(Raw records)
···

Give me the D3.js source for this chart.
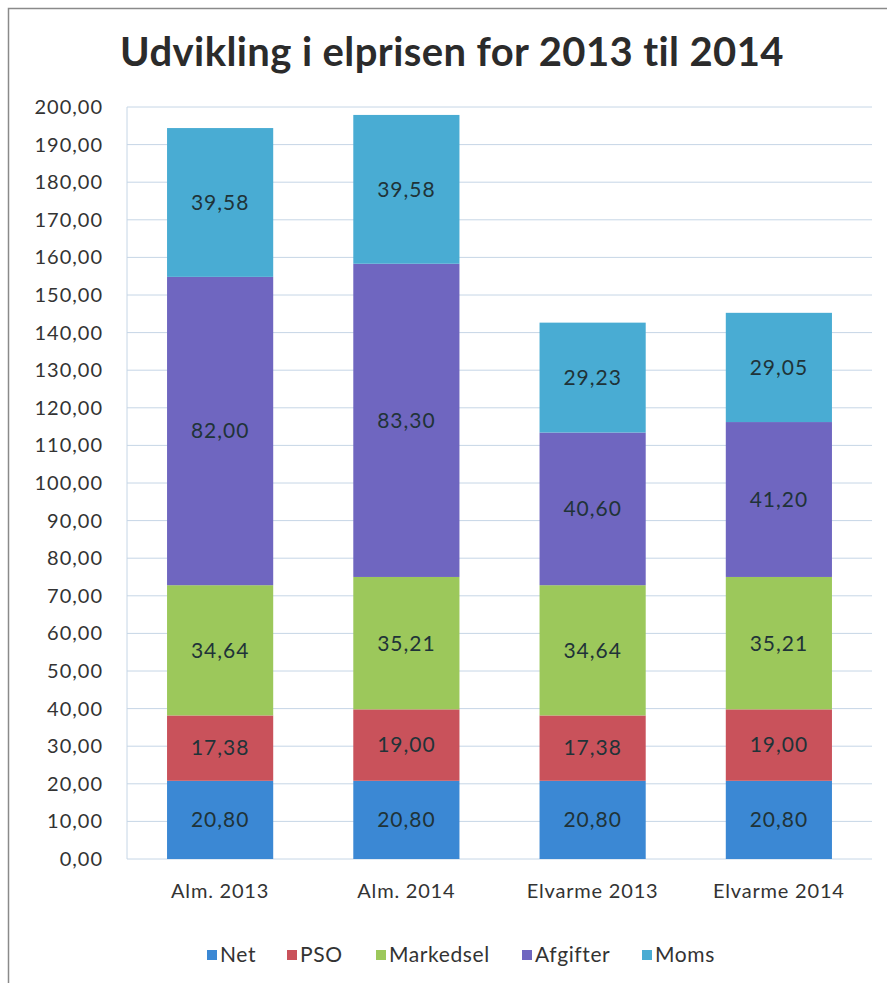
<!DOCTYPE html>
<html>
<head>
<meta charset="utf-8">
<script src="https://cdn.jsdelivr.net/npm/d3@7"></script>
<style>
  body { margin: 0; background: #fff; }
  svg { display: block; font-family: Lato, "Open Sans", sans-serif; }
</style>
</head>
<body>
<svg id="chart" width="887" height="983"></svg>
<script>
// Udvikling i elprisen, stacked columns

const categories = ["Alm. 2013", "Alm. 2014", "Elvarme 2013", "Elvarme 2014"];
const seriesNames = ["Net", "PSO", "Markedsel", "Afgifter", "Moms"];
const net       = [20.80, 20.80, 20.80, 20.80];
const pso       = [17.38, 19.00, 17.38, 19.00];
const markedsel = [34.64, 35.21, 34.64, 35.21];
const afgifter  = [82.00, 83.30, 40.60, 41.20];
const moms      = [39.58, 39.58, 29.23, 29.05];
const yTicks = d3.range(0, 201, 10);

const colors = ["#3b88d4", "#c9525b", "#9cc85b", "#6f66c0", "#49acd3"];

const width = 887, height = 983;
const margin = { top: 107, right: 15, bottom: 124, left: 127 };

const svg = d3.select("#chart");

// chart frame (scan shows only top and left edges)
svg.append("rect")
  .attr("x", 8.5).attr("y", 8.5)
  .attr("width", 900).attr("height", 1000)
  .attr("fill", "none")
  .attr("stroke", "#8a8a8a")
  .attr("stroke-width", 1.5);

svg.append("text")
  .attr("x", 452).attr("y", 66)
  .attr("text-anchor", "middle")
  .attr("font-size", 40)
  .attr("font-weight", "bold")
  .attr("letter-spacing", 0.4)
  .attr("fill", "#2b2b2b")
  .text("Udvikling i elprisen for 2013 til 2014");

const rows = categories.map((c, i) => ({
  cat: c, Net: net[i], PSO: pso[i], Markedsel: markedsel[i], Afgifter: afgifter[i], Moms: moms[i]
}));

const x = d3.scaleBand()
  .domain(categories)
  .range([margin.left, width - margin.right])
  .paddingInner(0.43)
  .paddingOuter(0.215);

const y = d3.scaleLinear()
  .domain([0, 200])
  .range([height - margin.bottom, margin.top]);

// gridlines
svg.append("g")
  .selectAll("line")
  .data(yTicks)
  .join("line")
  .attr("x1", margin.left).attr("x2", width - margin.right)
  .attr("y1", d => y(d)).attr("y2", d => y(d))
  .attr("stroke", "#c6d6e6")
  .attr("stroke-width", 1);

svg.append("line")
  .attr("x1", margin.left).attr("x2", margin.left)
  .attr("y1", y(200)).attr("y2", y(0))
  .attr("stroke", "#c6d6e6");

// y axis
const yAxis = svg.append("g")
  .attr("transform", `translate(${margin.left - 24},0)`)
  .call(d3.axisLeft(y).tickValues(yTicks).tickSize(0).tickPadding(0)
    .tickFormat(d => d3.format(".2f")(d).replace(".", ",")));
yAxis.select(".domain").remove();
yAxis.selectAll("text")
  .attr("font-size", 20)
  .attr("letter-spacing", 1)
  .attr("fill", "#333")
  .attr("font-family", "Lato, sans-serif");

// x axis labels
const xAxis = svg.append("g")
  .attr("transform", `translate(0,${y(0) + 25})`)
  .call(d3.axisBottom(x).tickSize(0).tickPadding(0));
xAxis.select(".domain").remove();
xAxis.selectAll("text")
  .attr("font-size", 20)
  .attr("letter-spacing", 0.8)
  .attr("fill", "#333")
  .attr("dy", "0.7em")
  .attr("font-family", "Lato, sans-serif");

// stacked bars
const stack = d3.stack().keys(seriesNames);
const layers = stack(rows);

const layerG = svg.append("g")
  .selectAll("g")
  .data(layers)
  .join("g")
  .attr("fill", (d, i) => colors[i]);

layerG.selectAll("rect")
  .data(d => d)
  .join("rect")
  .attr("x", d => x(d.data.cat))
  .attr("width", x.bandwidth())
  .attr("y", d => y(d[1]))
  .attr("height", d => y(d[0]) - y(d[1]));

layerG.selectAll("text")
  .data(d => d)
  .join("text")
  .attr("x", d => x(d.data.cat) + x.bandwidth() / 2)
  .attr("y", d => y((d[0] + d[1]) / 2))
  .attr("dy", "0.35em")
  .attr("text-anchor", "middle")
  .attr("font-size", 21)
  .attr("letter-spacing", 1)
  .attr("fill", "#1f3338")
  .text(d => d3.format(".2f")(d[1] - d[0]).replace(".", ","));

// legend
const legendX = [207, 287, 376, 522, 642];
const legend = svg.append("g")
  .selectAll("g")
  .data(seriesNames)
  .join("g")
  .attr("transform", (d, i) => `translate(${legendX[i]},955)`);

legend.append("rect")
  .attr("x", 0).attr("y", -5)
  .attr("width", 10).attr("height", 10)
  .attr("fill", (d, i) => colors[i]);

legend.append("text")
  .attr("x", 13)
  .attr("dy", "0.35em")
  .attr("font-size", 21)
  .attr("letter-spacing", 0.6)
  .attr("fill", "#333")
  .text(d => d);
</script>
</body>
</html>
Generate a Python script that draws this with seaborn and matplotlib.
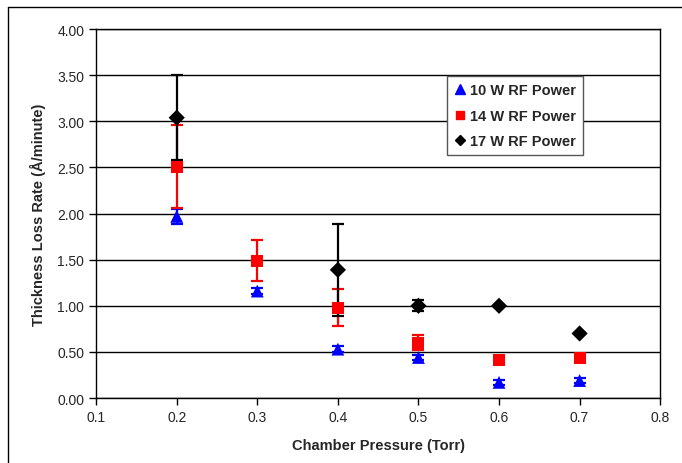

···

| AIM OF THE TASK |
Copy the records above from the first line through the line containing "elprisen, stacked columns", both included, and leave out any pictures.

| THE RESPONSE |
Give me the D3.js source for this chart.
<!DOCTYPE html>
<html>
<head>
<meta charset="utf-8">
<script src="https://cdn.jsdelivr.net/npm/d3@7"></script>
<style>
  body { margin: 0; background: #fff; }
  svg { display: block; font-family: Lato, "Open Sans", sans-serif; }
</style>
</head>
<body>
<svg id="chart" width="887" height="983"></svg>
<script>
// Udvikling i elprisen, stacked columns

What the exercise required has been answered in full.